16 of 17 people found the following review helpful:
5.0 out of 5 stars
your left in shock and horror,
By johnny-g (Canada) - See all my reviews
This review is from: The Cellar (Paperback)
This was my first Ricard Laymon book. After hearing of the plot from a friend I immediately rushed out a bought a copy of this horrorific book. A recommendation, if you get attached to characters easily and CAN'T STAND to see them hurt...dont read this. One of Richard Laymon's (RIP) great strengths is his ability to create great characters and make you pull for them. This is a fast paced read, with a story centering around the Beast House and its past infamy. Murders, rapes, gores and horrors are the norm at this house, all handed out by the 'beast'. The characters all come into place very nicely with some gruesome sub-plots to boot. With every uncovered truth we the reader are horrified at what is happening, but are left not wanting to put the book down because you dont want to leave the character in such an evil situation. The ending in this book has to be the most gruesome, gory and uh,...most DISTURBING piece of literature I've ever read (and Ive read some crazy stuff). I was left thinking, this can be over! I was outraged. Then, when i found that this was only the first book in the series i raced out and bought the rest. Richard Laymon will be missed, he is the greatest and most under appreciated horror writer of our time. Give this book a chance, its a short read and worth the nightmares
11 of 12 people found the following review helpful:
4.0 out of 5 stars
Early Laymon, extra grim,
This review is from: The Cellar (Mass Market Paperback)

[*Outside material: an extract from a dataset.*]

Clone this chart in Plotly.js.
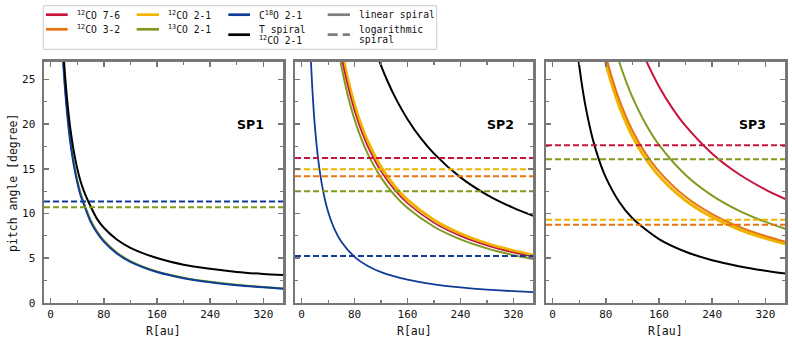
<!DOCTYPE html>
<html>
<head>
<meta charset="utf-8">
<script src="https://cdn.plot.ly/plotly-3.0.1.min.js"></script>
<style>html,body{margin:0;padding:0;background:#fff;}#chart{width:792px;height:343px;}</style>
</head>
<body>
<div id="chart"></div>
<script>
// ---------------- DATA ----------------
const X_RANGE = [-10, 350];
const Y_RANGE = [0, 27];

// Panel SP1
const sp1_R = [14,16,18,20,22,25,28,30,35,40,45,50,60,70,80,100,120,160,200,240,280,320,350];
const sp1_C18O = [34.4,30.96,28.07,25.64,23.58,21.0,18.92,17.74,15.34,13.5,12.04,11.0,9.09,7.81,6.84,5.48,4.57,3.43,2.75,2.29,1.96,1.72,1.57];
const sp1_13CO = [34.99,31.49,28.57,26.1,24.0,21.4,19.29,18.09,15.64,13.77,12.29,11.2,9.28,7.97,6.98,5.6,4.67,3.5,2.8,2.34,2.0,1.75,1.6];
const sp1_T = [36.0,32.5,29.6,27.2,25.13,22.55,20.47,19.3,16.89,15.05,13.6,12.5,10.8,9.36,8.4,7.05,6.15,5.0,4.25,3.8,3.45,3.22,3.1];
const sp1_log_C18O = 11.33;
const sp1_log_13CO = 10.7;

// Panel SP2
const sp2_R = [55,60,65,70,80,90,100,120,140,160,200,240,280,320,350];
const sp2_12CO76 = [29.8,27.7,25.85,24.23,21.49,19.29,17.49,14.71,12.68,11.14,8.95,7.48,6.42,5.62,5.14];
const sp2_12CO21 = [30.66,28.52,26.63,24.97,22.17,19.91,18.06,15.2,13.11,11.52,9.26,7.74,6.64,5.82,5.32];
const sp2_13CO = [28.6,26.55,24.75,23.17,20.52,18.41,16.67,14.01,12.07,10.6,8.51,7.1,6.09,5.33,4.88];
const sp2_T_R = [100,110,120,130,140,160,180,200,240,280,320,350];
const sp2_T = [30.96,28.61,26.57,24.78,23.2,20.56,18.43,16.7,14.04,12.09,10.62,9.73];
const sp2_C18O_R = [10,12,14,16,18,20,25,30,35,40,50,60,80,100,120,160,200,240,280,320,350];
const sp2_C18O = [35.75,30.96,27.2,24.23,21.8,19.8,16.07,13.5,11.62,10.2,8.19,6.84,5.14,4.12,3.43,2.58,2.06,1.72,1.47,1.29,1.18];
const sp2_log_12CO76 = 16.2;
const sp2_log_12CO21 = 14.96;
const sp2_log_12CO32 = 14.17;
const sp2_log_13CO = 12.49;
const sp2_log_C18O = 5.22;

// Panel SP3
const sp3_T_R = [30,35,40,45,50,60,70,80,100,120,160,200,240,280,320,350];
const sp3_T = [33.69,29.74,26.57,23.96,21.8,18.43,15.95,14.04,11.31,9.46,7.13,5.71,4.76,4.09,3.58,3.27];
const sp3_CO_R = [70,75,80,90,100,120,140,160,200,240,280,320,350];
const sp3_12CO32 = [30.96,29.25,27.69,25.02,22.78,19.29,16.7,14.71,11.86,9.93,8.53,7.48,6.84];
const sp3_12CO21 = [30.05,28.37,26.85,24.23,22.05,18.65,16.13,14.2,11.45,9.58,8.23,7.21,6.6];
const sp3_13CO_R = [85,90,100,110,120,140,160,200,240,280,320,350];
const sp3_13CO = [30.96,29.54,27.02,24.88,23.03,20.02,17.68,14.31,12.0,10.32,9.06,8.29];
const sp3_12CO76_R = [120,130,140,160,180,200,240,280,320,350];
const sp3_12CO76 = [30.96,28.98,27.22,24.23,21.8,19.8,16.7,14.42,12.68,11.62];
const sp3_log_12CO76 = 17.64;
const sp3_log_13CO = 16.07;
const sp3_log_12CO21 = 9.28;
const sp3_log_12CO32 = 8.73;

const panelLabels = ['SP1','SP2','SP3'];
const xTitle = 'R[au]';
const yTitle = 'pitch angle [degree]';

// ---------------- STYLE ----------------
const C = {
  co76: '#c8143c', co32: '#e8730f', co21: '#f0b400', c13: '#7f9a1f',
  c18: '#0f3c96', T: '#000000', gray: '#7f7f7f'
};
const FRAME = '#777777';
const W = 792, H = 343;
const px = v => v / W;
const py = v => 1 - v / H;

function solid(xa, ya, R, V, color, width) {
  return {type:'scatter', mode:'lines', x:R, y:V, xaxis:xa, yaxis:ya,
    line:{color:color, width:width, shape:'spline', smoothing:0.8}, hoverinfo:'skip', showlegend:false};
}
function dashed(xa, ya, level, color) {
  return {type:'scatter', mode:'lines', x:X_RANGE, y:[level, level], xaxis:xa, yaxis:ya,
    line:{color:color, width:2, dash:'6px,3px'}, hoverinfo:'skip', showlegend:false};
}

const traces = [
  // SP1
  solid('x','y', sp1_R, sp1_13CO, C.c13, 2),
  solid('x','y', sp1_R, sp1_C18O, C.c18, 2),
  solid('x','y', sp1_R, sp1_T, C.T, 2),
  dashed('x','y', sp1_log_C18O, C.c18),
  dashed('x','y', sp1_log_13CO, C.c13),
  // SP2
  solid('x2','y2', sp2_R, sp2_12CO21, C.co21, 3),
  solid('x2','y2', sp2_R, sp2_13CO, C.c13, 2),
  solid('x2','y2', sp2_R, sp2_12CO76, C.co76, 1.6),
  solid('x2','y2', sp2_T_R, sp2_T, C.T, 2),
  solid('x2','y2', sp2_C18O_R, sp2_C18O, C.c18, 1.8),
  dashed('x2','y2', sp2_log_12CO76, C.co76),
  dashed('x2','y2', sp2_log_12CO21, C.co21),
  dashed('x2','y2', sp2_log_12CO32, C.co32),
  dashed('x2','y2', sp2_log_13CO, C.c13),
  dashed('x2','y2', sp2_log_C18O, C.c18),
  // SP3
  solid('x3','y3', sp3_CO_R, sp3_12CO21, C.co21, 3),
  solid('x3','y3', sp3_CO_R, sp3_12CO32, C.co32, 2),
  solid('x3','y3', sp3_13CO_R, sp3_13CO, C.c13, 2),
  solid('x3','y3', sp3_12CO76_R, sp3_12CO76, C.co76, 2),
  solid('x3','y3', sp3_T_R, sp3_T, C.T, 2),
  dashed('x3','y3', sp3_log_12CO76, C.co76),
  dashed('x3','y3', sp3_log_13CO, C.c13),
  dashed('x3','y3', sp3_log_12CO21, C.co21),
  dashed('x3','y3', sp3_log_12CO32, C.co32)
];

const tickFont = {family:'DejaVu Sans Mono', size:11, color:'#111'};
function xAxis(domain, anchor) {
  return {domain:domain, anchor:anchor, range:X_RANGE, tick0:0, dtick:80,
    ticks:'inside', ticklen:5, tickwidth:1.5, tickcolor:FRAME,
    showline:true, linecolor:FRAME, linewidth:2.5, mirror:'allticks',
    showgrid:false, zeroline:false, tickfont:tickFont, automargin:false,
    minor:{tick0:0, dtick:40, ticks:'inside', ticklen:3, tickwidth:1.2, tickcolor:FRAME, showgrid:false}};
}
function yAxis(anchor, labels) {
  return {domain:[py(302.7), py(61.7)], anchor:anchor, range:Y_RANGE, tick0:0, dtick:5,
    ticks:'inside', ticklen:5, tickwidth:1.5, tickcolor:FRAME,
    showline:true, linecolor:FRAME, linewidth:2.5, mirror:'allticks',
    showgrid:false, zeroline:false, tickfont:tickFont, showticklabels:labels, automargin:false,
    ticklabelstandoff:4,
    minor:{tick0:0, dtick:2.5, ticks:'inside', ticklen:3, tickwidth:1.2, tickcolor:FRAME, showgrid:false}};
}

const dom1 = [px(44), px(283.3)], dom2 = [px(295), px(533.3)], dom3 = [px(546), px(785.3)];

const annotations = [];
// panel labels
[['x','y'],['x2','y2'],['x3','y3']].forEach((a,i) => {
  annotations.push({xref:a[0], yref:a[1], x:300, y:20, text:'<b>'+panelLabels[i]+'</b>', showarrow:false,
    font:{family:'DejaVu Sans', size:12.5, color:'#000'}, xanchor:'center', yanchor:'middle'});
});
// axis titles
const titleFont = {family:'DejaVu Sans Mono', size:11.5, color:'#111'};
[dom1, dom2, dom3].forEach(d => {
  annotations.push({xref:'paper', yref:'paper', x:(d[0]+d[1])/2, y:py(331), text:xTitle, showarrow:false,
    font:titleFont, xanchor:'center', yanchor:'middle'});
});
annotations.push({xref:'paper', yref:'paper', x:px(13), y:py(183), text:yTitle, textangle:-90, showarrow:false,
  font:titleFont, xanchor:'center', yanchor:'middle'});

// legend (drawn manually)
const legFont = {family:'DejaVu Sans Mono', size:9.7, color:'#111'};
const legendText = [
  [75, 14.7, '<sup>12</sup>CO 7-6'], [75, 29.3, '<sup>12</sup>CO 3-2'],
  [166, 14.7, '<sup>12</sup>CO 2-1'], [166, 29.3, '<sup>13</sup>CO 2-1'],
  [256.7, 14.7, 'C<sup>18</sup>O 2-1'], [256.7, 29.3, 'T spiral'], [256.7, 40, '<sup>12</sup>CO 2-1'],
  [356.7, 14.7, 'linear spiral'], [356.7, 29.3, 'logarithmic'], [356.7, 40, 'spiral']
];
legendText.forEach(t => {
  annotations.push({xref:'paper', yref:'paper', x:px(t[0]), y:py(t[1]), text:t[2], showarrow:false,
    font:legFont, xanchor:'left', yanchor:'middle'});
});
const legendSw = [
  [46, 67.7, 14.7, C.co76, 'solid'], [46, 67.7, 29.3, C.co32, 'solid'],
  [136.7, 159, 14.7, C.co21, 'solid'], [136.7, 159, 29.3, C.c13, 'solid'],
  [228.3, 250, 14.7, C.c18, 'solid'], [228.3, 250, 34.7, C.T, 'solid'],
  [327.7, 350, 14.7, C.gray, 'solid'], [327.7, 350, 34.7, C.gray, '10px,5px']
];
const shapes = [
  {type:'rect', xref:'paper', yref:'paper', x0:px(43.3), x1:px(436.7), y0:py(49.3), y1:py(5.7),
   line:{color:'#cccccc', width:1}, fillcolor:'#ffffff', layer:'above'}
];
legendSw.forEach(s => {
  shapes.push({type:'line', xref:'paper', yref:'paper', x0:px(s[0]), x1:px(s[1]), y0:py(s[2]), y1:py(s[2]),
    line:{color:s[3], width:2.7, dash:s[4]}, layer:'above'});
});

const layout = {
  width:W, height:H, margin:{l:0, r:0, t:0, b:0}, showlegend:false,
  paper_bgcolor:'#fff', plot_bgcolor:'#fff',
  xaxis: xAxis(dom1, 'y'), yaxis: yAxis('x', true),
  xaxis2: xAxis(dom2, 'y2'), yaxis2: yAxis('x2', false),
  xaxis3: xAxis(dom3, 'y3'), yaxis3: yAxis('x3', false),
  annotations: annotations, shapes: shapes
};

Plotly.newPlot('chart', traces, layout, {staticPlot:true, displayModeBar:false});
</script>
</body>
</html>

For around two decades, from the early 1980s to his death in the early 21st Century, Richard Laymon produced his own brand of horror. Among his thirty-or-so novels, I have now read five: Resurrection Dreams, After Midnight, Into the Fire, Blood Games and now, The Cellar. This last book may very well be his first novel (based on the copyrights), but it is clearly a product of Laymon's imagination. And, generally speaking, that is a good thing.

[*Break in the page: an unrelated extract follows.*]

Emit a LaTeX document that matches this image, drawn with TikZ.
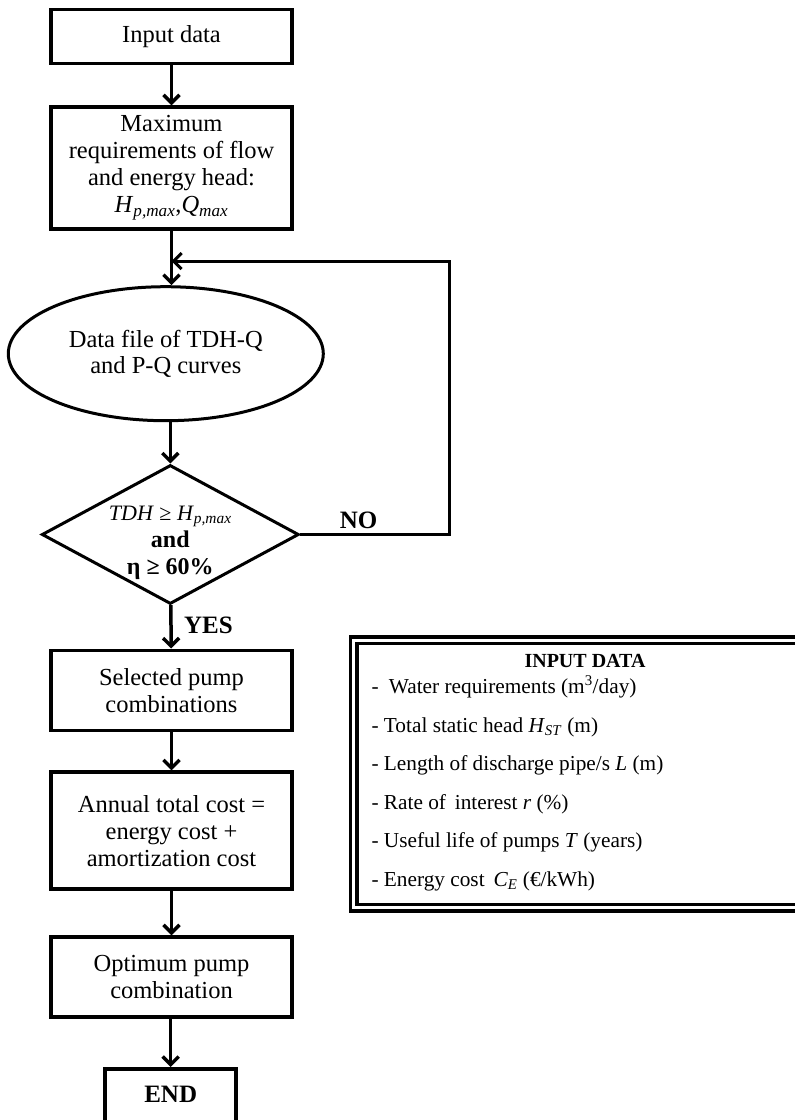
\documentclass[tikz,border=0pt]{standalone}
\usepackage{fontspec}
\setmainfont{Liberation Serif}
\usetikzlibrary{shapes.geometric, arrows.meta}

\begin{document}
\begin{tikzpicture}[x=1pt, y=-1pt,
box/.style={draw, line width=3.5pt, minimum width=241pt, inner sep=2pt, align=center, font=\fontsize{24.5}{27}\selectfont},
flow/.style={line width=3.5pt, -{Straight Barb[length=8pt,width=16pt]}},
frame2/.style={draw, line width=3.5pt, double=white, double distance=3pt},
item/.style={anchor=base west, font=\fontsize{21.3}{24}\selectfont},
tag/.style={font=\bfseries\fontsize{25}{28}\selectfont}]
\useasboundingbox (0,0) rectangle (795,1120);

% main chain
\node [box, minimum height=54pt] (inp) at (171.5,36.6) {Input data};
\node [box, minimum height=122pt] (maxreq) at (171.5,168) {Maximum\\ requirements of flow\\ and energy head:\\ \textit{H}\textsubscript{\textit{p,max}},\textit{Q}\textsubscript{\textit{max}}};
\node [draw, ellipse, line width=3pt, minimum width=315pt, minimum height=134pt, inner sep=0pt, align=center, font=\fontsize{24.5}{26}\selectfont] (ell) at (165.8,353.7) {Data file of TDH-Q\\ and P-Q curves};
\node [draw, diamond, line width=3pt, minimum width=257pt, minimum height=139pt, inner sep=0pt] (dia) at (170.3,534.5) {};
\node [align=center, font=\fontsize{24}{27}\selectfont] (diatxt) at (170.3,543) {{\fontsize{22}{27}\selectfont\textit{TDH} ≥ \textit{H}\textsubscript{\textit{p,max}}}\\ \textbf{and}\\ \textbf{η ≥ 60\%}};
\node [box, minimum height=80pt] (sel) at (171.5,690.3) {Selected pump\\ combinations};
\node [box, minimum height=117pt] (cost) at (171.5,830.7) {Annual total cost =\\ energy cost +\\ amortization cost};
\node [box, minimum height=80pt] (opt) at (171.5,977) {Optimum pump\\ combination};
\node [box, minimum width=131pt, minimum height=64pt, text depth=12pt, font=\bfseries\fontsize{25}{28}\selectfont, anchor=north] (fin) at (170.7,1067) {END};

\node [tag] (yes) at (208.5,625) {YES};
\node [tag] (no) at (358.5,520) {NO};

% arrows
\draw [flow] (inp) -- (maxreq);
\draw [flow] (maxreq.south) -- (maxreq.south |- ell.north);
\draw [flow] (ell.south -| dia.north) -- (dia.north);
\draw [flow] (dia) -- (sel);
\draw [flow] (sel) -- (cost);
\draw [flow] (cost) -- (opt);
\draw [flow] (opt.south) -- (opt.south -| fin.north) -- (fin.north);

% loop back
\coordinate (loopR) at (449,534.5);
\coordinate (join) at (171.5,261);
\draw [line width=3pt, -{Straight Barb[length=8pt,width=16pt]}] (dia.east) -- (loopR) |- (join);

% input data panel
\node [frame2, minimum width=470pt, minimum height=267.5pt, inner sep=0pt, anchor=north west] (panel) at (352,638.5) {};
\node [font=\bfseries\fontsize{20}{24}\selectfont] (ttl) at (585,661) {INPUT DATA};
\foreach \txt [count=\i from 0] in {{-\hspace{5pt} Water requirements (m\textsuperscript{3}/day)},
  {- Total static head \textit{H}\textsubscript{\textit{ST}} (m)},
  {- Length of discharge pipe/s \textit{L} (m)},
  {- Rate of\, interest \textit{r} (\%)},
  {- Useful life of pumps \textit{T} (years)},
  {- Energy cost\, \textit{C}\textsubscript{\textit{E}} (€/kWh)}}
  \node [item] (item\i) at (368,693.5+38.6*\i) {\txt};
\end{tikzpicture}
\end{document}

The Cellar opens up (after a brief prologue) with Donna Hayes finding out that her ex-husband Roy has just been released from prison. Roy is a true villain with no redeeming value to speak of, and he is out for revenge against his former spouse. He also intends to take up again his "romance" with their pre-teen daughter, Sandy. With a few hours head start, Donna and Sandy flee to Northern California, where after a car accident, they find themselves stuck in the small town of Malcasa Point. This town has one tourist feature, the Beast House, where some disturbing killings have taken place over the years. Fortunately, the creature that supposedly lurks within only goes come out at night and never leaves the house. Hence, during the day, it has tours. Larry Usher, one of the rare survivors of a Beast attack when he was a kid, finds he is still haunted by the creature; he recruits Jud, a mysterious mercenary, to take out the creature. Eventually, the paths of all these characters will cross. It's obvious that Donna will eventually be trapped between Roy and the Beast and that romance will bloom between her and Jud, one of those virtuous assassins that seem to only exist in fiction. It is to Laymon's credit, however, that he does not always go in obvious directions, and there are twists that lead to a logical if unexpected conclusion. This is not a perfect book. Laymon's efforts to make Roy repulsive are effective yet sometimes overly gratuitous. Also, although this would actually be the first time he used this theme, he tends to produce more woman-in-jeopardy stories than the Lifetime Channel movie division. All the novels I've read of his follow this idea, albeit in different fashions. Even with his flaws, however, Laymon writes well enough and The Cellar is a quick, suspenseful read.